Cerita rakyat yang menceritakan “Kedurhakaan” Malin Kundang kepada ibunya telah akrab di telinga orang Indonesia. Datang dari ranah Minangkabau yang sangat menjunjung tinggi kedudukan perempuan, membuat cerita ini menarik untuk kita bedah. Penulis tidak mencoba membahas kisah kedurhakaan itu dilihat dari sisi sang Anak (Malin), namun lebih kepada sang Ibu.
Kenapa Malin harus dikutuk? Terlalu beratkah dosa yang diperbuatnya sehingga harus mengakhiri hidup dengan kutukan sebagai batu? Apalagi dilihat dari naluri seorang ibu, apakah se-begitu “galakkah” orang tua di Minang sehingga tidak merasa “lanteh angan” mengutuk anaknya sendiri?
Seandainya Malin Kundang tak sampai dikutuk, tentu ia bisa membangun kampungnya dan mengurangi pengangguran di desanya, dengan posisi ia sebagai saudaga serta kesempatan untuk “bertobat” dan meminta maaf kepada ibunya yang telah tua renta. Bayangkan juga jika Malin Kundang bukanlah anak Minang, tetapi sebagai anak Jawa. Apa kira-kira akhir dari legenda ini?
Sedikit penulis akan menyampaikan tradisi yang berlaku dalam masyarakat Jawa terkait relasi anak dan orang tua.
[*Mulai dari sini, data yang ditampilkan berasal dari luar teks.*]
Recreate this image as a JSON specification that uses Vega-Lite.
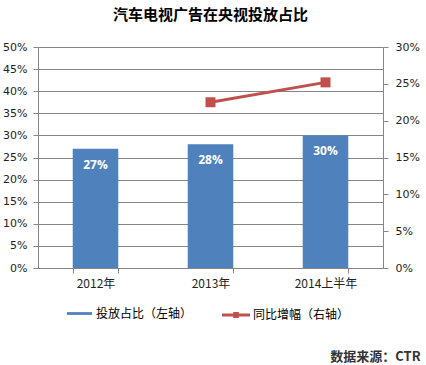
{
  "$schema": "https://vega.github.io/schema/vega-lite/v6.json",
  "width": 345,
  "height": 221,
  "autosize": "none",
  "padding": {"left": 38, "top": 47, "right": 43, "bottom": 97},
  "background": "white",
  "config": {"view": {"stroke": null}},
  "title": {
    "text": "汽车电视广告在央视投放占比",
    "font": "Noto Sans CJK SC",
    "fontSize": 15,
    "fontWeight": "bold",
    "color": "#000000",
    "frame": "group",
    "anchor": "middle",
    "offset": 18
  },
  "data": {
    "values": [
      {"year": "2012年", "share": 0.27, "growth": null},
      {"year": "2013年", "share": 0.28, "growth": 0.225},
      {"year": "2014上半年", "share": 0.30, "growth": 0.252}
    ]
  },
  "encoding": {
    "x": {
      "field": "year",
      "type": "nominal",
      "sort": null,
      "scale": {"paddingInner": 0.604, "paddingOuter": 0.302},
      "axis": {
        "title": "数据来源：CTR",
        "titleFont": "Noto Sans CJK SC",
        "titleFontSize": 13,
        "titleFontWeight": "bold",
        "titleColor": "#333333",
        "titleAnchor": "end",
        "titleAlign": "right",
        "titleBaseline": "middle",
        "titleX": 382,
        "titleY": 88,
        "labelAngle": 0,
        "labelFont": "Noto Sans CJK SC",
        "labelFontSize": 12,
        "labelColor": "#222222",
        "labelPadding": 5,
        "tickBand": "extent",
        "tickSize": 5,
        "tickColor": "#868686",
        "domainColor": "#868686",
        "grid": false
      }
    }
  },
  "layer": [
    {
      "encoding": {
        "y": {
          "field": "share",
          "type": "quantitative",
          "scale": {"domain": [0, 0.5], "nice": false},
          "axis": {
            "orient": "left",
            "title": null,
            "format": ".0%",
            "values": [0, 0.05, 0.1, 0.15, 0.2, 0.25, 0.3, 0.35, 0.4, 0.45, 0.5],
            "grid": true,
            "gridColor": "#868686",
            "domainColor": "#868686",
            "tickColor": "#868686",
            "tickSize": 5,
            "labelPadding": 6,
            "labelFont": "DejaVu Sans",
            "labelFontSize": 11,
            "labelColor": "#222222"
          }
        }
      },
      "layer": [
        {
          "mark": {"type": "bar", "color": "#4F81BD"},
          "encoding": {
            "color": {
              "datum": "投放占比（左轴）",
              "scale": {"range": ["#4F81BD"]},
              "legend": {
                "orient": "none",
                "legendX": 29,
                "legendY": 254,
                "title": null,
                "padding": 0,
                "symbolType": "M-1,-0.11L1,-0.11L1,0.11L-1,0.11Z",
                "symbolSize": 625,
                "symbolStrokeWidth": 0,
                "labelOffset": 4,
                "labelFont": "Noto Sans CJK SC",
                "labelFontSize": 12,
                "labelColor": "#000000"
              }
            }
          }
        },
        {
          "mark": {
            "type": "text",
            "color": "white",
            "font": "Open Sans",
            "fontWeight": "bold",
            "fontSize": 12,
            "baseline": "middle",
            "dy": 16
          },
          "encoding": {
            "text": {"field": "share", "type": "quantitative", "format": ".0%"}
          }
        }
      ]
    },
    {
      "encoding": {
        "y": {
          "field": "growth",
          "type": "quantitative",
          "scale": {"domain": [0, 0.3], "nice": false},
          "axis": {
            "orient": "right",
            "title": null,
            "format": ".0%",
            "values": [0, 0.05, 0.1, 0.15, 0.2, 0.25, 0.3],
            "grid": false,
            "domainColor": "#868686",
            "tickColor": "#868686",
            "tickSize": 5,
            "labelPadding": 7,
            "labelFont": "DejaVu Sans",
            "labelFontSize": 11,
            "labelColor": "#222222"
          }
        }
      },
      "layer": [
        {
          "mark": {"type": "line", "color": "#C0504D", "strokeWidth": 3}
        },
        {
          "mark": {"type": "point", "shape": "square", "filled": true, "size": 100, "opacity": 1},
          "encoding": {
            "color": {
              "datum": "同比增幅（右轴）",
              "scale": {"range": ["#C0504D"]},
              "legend": {
                "orient": "none",
                "legendX": 184,
                "legendY": 254,
                "title": null,
                "padding": 0,
                "symbolType": "M-1,-0.1L-0.2,-0.1L-0.2,-0.22L0.2,-0.22L0.2,-0.1L1,-0.1L1,0.1L0.2,0.1L0.2,0.22L-0.2,0.22L-0.2,0.1L-1,0.1Z",
                "symbolSize": 784,
                "symbolStrokeWidth": 0,
                "symbolOpacity": 1,
                "labelOffset": 3,
                "labelFont": "Noto Sans CJK SC",
                "labelFontSize": 12,
                "labelColor": "#000000"
              }
            }
          }
        }
      ]
    }
  ],
  "resolve": {"scale": {"y": "independent", "color": "independent"}}
}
Bagi orang tua di Jawa, anak merupakan amanah yang mesti diayomi sampai orang tua tersebut meninggal dunia. Sehingga, anak bagi orang Jawa memiliki kedudukan yang istimewa. Kebanggaan orang tua di Jawa, bukanlah ketika melihat anaknya berhasil, tetapi ketika pengorbanan yang diberikannya kepada sang anak telah mencapai titik maksimal. Kebanggaan bagi orang tua di Jawa bukanlah ketika anaknya lulus sebagai sarjana dan memiliki kekayaan yang banyak, sehingga ia bisa merasakan kenikmatan kekayaan anaknya itu sebagai hasil jerih payahnya membesarkan sang anak. Sekali-kali tidak. Orang Jawa, merasa bangga ketika ia bisa membelikan rumah, membuatkan toko untuk anaknya yang masih pengganguran. Sehingga hal yang sangat prestise adalah ketika orang tua mampu memberikan warisan yang banyak kepada anak, baik itu berupa materi maupun status sosial.
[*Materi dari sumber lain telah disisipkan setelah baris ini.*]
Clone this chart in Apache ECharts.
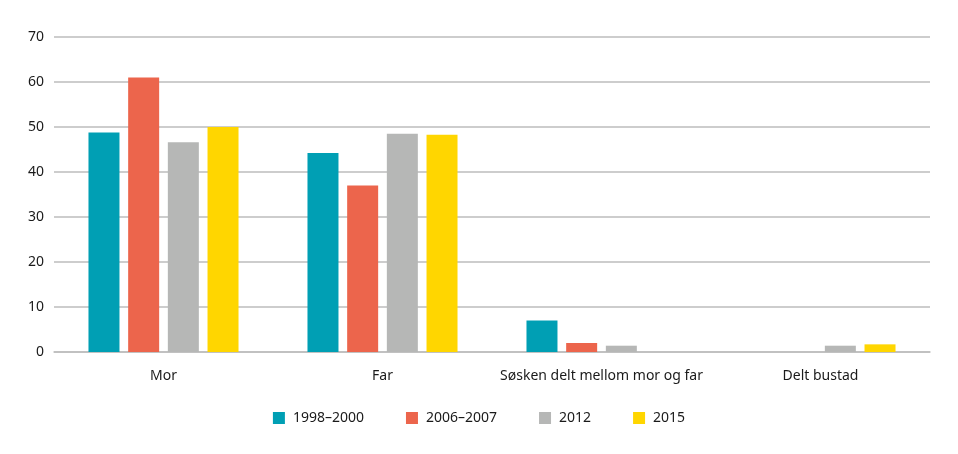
<!DOCTYPE html>
<html><head><meta charset="utf-8">
<script src="https://cdn.jsdelivr.net/npm/echarts@6/dist/echarts.min.js"></script>
<style>html,body{margin:0;padding:0;background:#fff}#c{width:958px;height:454px}</style>
</head><body><div id="c"></div>
<script>
var categories = ['Mor', 'Far', 'Søsken delt mellom mor og far', 'Delt bustad'];
var seriesNames = ['1998–2000', '2006–2007', '2012', '2015'];
var s1998 = [48.8, 44.2, 7.0, 0];
var s2006 = [61.0, 37.0, 2.0, 0];
var s2012 = [46.6, 48.5, 1.4, 1.4];
var s2015 = [50.0, 48.3, 0, 1.7];
var colors = ['#009fb4', '#ec654c', '#b6b7b6', '#ffd600'];
var values = [s1998, s2006, s2012, s2015];
var font = 'Noto Sans';
var chart = echarts.init(document.getElementById('c'));
chart.setOption({
  animation: false,
  grid: {left: 54, right: 28, top: 37, bottom: 102, containLabel: false},
  legend: {
    bottom: 24, left: 'center', itemWidth: 12, itemHeight: 12, itemGap: 42,
    icon: 'rect',
    textStyle: {fontFamily: font, fontSize: 14, color: '#1a1a1a', padding: [0,0,0,3]},
    data: seriesNames
  },
  xAxis: {
    type: 'category', data: categories,
    axisLine: {lineStyle: {color: '#bdbdbd', width: 1.5}},
    axisTick: {show: false},
    axisLabel: {interval: 0, fontFamily: font, fontSize: 14, color: '#1a1a1a', margin: 17}
  },
  yAxis: {
    type: 'value', min: 0, max: 70, interval: 10,
    axisLine: {show: false}, axisTick: {show: false},
    splitLine: {lineStyle: {color: '#bdbdbd', width: 1.5}},
    axisLabel: {fontFamily: font, fontSize: 14, color: '#1a1a1a', margin: 10}
  },
  series: seriesNames.map(function(n, i){
    return {name: n, type: 'bar', data: values[i], barWidth: 31, barGap: '28%',
      itemStyle: {color: colors[i]}};
  })
});
</script></body></html>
Berbeda dengan orang tua di Minang. Anak bagi orang tua di Minang adalah investasi yang diharapkan untuk meningkatkan hajat hidup dan keadaan ekonomi keluarga (biasanya otomatis mengangkat status sosial dalam masyarakat). Sehingga seorang anak, kalau ia laki-laki, maka disekolahkan tinggi-tinggi sehingga ia bisa bekerja di bidang-bidang potensial menghasilkan uang. Jika ia perempuan (apalagi punya paras yang cantik), maka dengan promosi yang luar biasa orang tua (biasanya Ibu) akan melegakan anaknya kepada laki-laki mapan (kaya) untuk diperistri. Menjadi obrolan membanggakan ketika bisa bercerita kepada kolega/orang kampung, “anak ambo nan kuliah di UI, kini alah bakarajo di PT. Caltex, gajinyo 10 Juta”, ketika sang anak pulang kampung, cerita itu semakin disebut-sebut dalam berbagai kesempatan.
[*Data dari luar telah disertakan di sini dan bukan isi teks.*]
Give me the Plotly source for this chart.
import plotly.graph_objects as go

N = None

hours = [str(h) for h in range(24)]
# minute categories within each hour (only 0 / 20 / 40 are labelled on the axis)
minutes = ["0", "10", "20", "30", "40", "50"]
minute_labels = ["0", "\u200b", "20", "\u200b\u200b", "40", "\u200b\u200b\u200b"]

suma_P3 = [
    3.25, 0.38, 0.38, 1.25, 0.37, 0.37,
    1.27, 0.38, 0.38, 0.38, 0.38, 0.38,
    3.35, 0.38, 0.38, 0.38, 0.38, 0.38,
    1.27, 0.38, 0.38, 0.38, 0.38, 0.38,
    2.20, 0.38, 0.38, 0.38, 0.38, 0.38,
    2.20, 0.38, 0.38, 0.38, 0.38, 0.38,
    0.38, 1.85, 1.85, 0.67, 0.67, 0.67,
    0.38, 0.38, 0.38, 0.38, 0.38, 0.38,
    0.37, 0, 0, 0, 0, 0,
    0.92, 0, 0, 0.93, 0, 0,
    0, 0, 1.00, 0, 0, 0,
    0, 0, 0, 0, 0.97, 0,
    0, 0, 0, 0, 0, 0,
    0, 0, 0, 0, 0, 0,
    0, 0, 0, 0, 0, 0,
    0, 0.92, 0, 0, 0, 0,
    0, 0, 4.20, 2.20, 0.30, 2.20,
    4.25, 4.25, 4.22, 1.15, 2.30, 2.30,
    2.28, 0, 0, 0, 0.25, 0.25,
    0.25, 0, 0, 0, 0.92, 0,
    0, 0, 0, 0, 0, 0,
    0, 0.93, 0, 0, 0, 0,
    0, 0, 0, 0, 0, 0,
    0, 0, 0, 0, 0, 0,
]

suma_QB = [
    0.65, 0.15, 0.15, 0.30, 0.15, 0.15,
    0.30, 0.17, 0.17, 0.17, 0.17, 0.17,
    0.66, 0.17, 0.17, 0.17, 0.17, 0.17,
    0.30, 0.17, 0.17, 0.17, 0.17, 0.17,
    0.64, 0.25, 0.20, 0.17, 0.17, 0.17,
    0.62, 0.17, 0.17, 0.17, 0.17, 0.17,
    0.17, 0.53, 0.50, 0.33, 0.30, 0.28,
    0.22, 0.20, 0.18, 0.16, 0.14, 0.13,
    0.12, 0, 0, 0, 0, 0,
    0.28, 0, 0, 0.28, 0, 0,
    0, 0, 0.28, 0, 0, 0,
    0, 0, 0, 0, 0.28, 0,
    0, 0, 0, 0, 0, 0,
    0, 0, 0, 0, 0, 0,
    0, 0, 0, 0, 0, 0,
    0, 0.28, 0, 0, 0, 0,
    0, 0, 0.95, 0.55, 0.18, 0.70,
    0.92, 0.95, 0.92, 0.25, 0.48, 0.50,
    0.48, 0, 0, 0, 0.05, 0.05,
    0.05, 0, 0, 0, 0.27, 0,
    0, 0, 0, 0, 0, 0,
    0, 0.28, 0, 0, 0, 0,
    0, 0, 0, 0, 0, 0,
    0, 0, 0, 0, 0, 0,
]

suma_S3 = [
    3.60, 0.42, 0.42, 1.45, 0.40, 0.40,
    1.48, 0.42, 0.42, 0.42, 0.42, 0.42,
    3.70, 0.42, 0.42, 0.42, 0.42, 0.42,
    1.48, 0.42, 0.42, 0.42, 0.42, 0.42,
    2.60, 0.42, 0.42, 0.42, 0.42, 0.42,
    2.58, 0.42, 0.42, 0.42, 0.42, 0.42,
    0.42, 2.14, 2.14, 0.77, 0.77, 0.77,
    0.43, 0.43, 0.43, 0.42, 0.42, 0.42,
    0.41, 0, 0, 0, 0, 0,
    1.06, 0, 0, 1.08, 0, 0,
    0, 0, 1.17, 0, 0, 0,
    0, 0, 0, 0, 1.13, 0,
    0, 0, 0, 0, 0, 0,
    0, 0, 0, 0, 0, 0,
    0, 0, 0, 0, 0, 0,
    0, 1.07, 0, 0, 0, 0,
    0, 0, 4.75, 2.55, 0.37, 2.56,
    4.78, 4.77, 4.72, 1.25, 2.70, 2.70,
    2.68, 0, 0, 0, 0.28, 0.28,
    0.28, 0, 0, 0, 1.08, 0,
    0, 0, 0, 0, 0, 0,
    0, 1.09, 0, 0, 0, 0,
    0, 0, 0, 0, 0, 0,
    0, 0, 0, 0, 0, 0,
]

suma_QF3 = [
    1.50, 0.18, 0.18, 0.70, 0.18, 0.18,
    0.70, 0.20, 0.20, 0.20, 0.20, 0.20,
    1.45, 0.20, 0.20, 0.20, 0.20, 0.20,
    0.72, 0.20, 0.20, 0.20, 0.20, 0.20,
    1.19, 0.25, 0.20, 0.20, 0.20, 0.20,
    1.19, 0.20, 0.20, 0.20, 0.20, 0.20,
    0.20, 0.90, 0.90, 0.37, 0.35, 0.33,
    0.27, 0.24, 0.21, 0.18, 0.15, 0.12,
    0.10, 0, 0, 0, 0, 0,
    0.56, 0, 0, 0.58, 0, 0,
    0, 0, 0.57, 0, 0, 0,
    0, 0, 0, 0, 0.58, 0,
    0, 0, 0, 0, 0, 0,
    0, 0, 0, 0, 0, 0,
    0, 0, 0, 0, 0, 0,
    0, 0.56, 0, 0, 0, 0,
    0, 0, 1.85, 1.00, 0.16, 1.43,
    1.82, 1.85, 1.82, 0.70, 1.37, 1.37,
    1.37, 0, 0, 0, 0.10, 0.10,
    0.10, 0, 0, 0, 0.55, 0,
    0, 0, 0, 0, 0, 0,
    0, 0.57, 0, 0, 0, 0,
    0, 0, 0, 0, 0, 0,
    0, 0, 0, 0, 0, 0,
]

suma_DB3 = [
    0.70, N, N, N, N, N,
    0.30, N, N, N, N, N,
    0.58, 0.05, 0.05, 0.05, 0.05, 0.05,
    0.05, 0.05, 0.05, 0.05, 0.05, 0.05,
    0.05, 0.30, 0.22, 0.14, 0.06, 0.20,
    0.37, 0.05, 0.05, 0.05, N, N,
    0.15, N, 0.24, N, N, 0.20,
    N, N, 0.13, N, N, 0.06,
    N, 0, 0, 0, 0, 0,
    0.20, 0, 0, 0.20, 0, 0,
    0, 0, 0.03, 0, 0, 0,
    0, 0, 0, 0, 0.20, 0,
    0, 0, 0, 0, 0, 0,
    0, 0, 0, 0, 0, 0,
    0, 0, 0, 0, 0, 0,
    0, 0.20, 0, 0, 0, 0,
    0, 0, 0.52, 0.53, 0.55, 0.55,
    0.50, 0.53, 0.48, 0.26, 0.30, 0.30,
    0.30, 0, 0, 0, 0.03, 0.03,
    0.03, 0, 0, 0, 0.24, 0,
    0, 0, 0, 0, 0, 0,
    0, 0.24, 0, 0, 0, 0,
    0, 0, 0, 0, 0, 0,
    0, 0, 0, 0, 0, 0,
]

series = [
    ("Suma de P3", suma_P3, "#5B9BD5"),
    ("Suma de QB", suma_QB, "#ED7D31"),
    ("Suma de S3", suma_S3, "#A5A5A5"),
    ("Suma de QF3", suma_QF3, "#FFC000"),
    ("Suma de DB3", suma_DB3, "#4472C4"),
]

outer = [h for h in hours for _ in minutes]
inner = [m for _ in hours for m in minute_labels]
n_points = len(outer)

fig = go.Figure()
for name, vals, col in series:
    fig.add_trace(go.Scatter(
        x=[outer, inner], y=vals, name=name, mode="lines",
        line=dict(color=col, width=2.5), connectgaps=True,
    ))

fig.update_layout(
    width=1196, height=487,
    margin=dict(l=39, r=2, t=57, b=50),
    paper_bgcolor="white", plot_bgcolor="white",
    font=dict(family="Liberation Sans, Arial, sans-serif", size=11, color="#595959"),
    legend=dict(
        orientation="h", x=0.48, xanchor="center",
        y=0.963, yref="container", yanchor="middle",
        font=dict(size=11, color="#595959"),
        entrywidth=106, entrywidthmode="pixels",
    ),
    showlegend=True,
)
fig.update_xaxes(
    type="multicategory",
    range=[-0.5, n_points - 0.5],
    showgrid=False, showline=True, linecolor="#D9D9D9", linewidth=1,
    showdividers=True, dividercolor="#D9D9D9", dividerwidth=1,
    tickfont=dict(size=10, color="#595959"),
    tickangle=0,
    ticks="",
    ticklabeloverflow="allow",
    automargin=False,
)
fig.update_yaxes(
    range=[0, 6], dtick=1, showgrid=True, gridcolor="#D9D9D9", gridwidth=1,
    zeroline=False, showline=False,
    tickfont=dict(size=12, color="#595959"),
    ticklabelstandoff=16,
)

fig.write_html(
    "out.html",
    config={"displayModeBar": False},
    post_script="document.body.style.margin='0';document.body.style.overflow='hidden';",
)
Apa yang terjadi jika, seorang anak Minang telah berhasil, tapi ia hanya bisa sedikit membantu orangtua secara ekonomi, atau ketika sang anak tak sukses? Tentu kasus Ibu Malin Kundang-lah yang akan terjadi Dari tingkat ekstrem, “pengutukkan”-sampai yang agak lembut berupa keluhan/penyesalan. Ada rasa kecewa karena anak “tak pandai/bisa membalas budi orangtua”. Sehingga terkutuklah ia karena telah menjadi “durhaka”.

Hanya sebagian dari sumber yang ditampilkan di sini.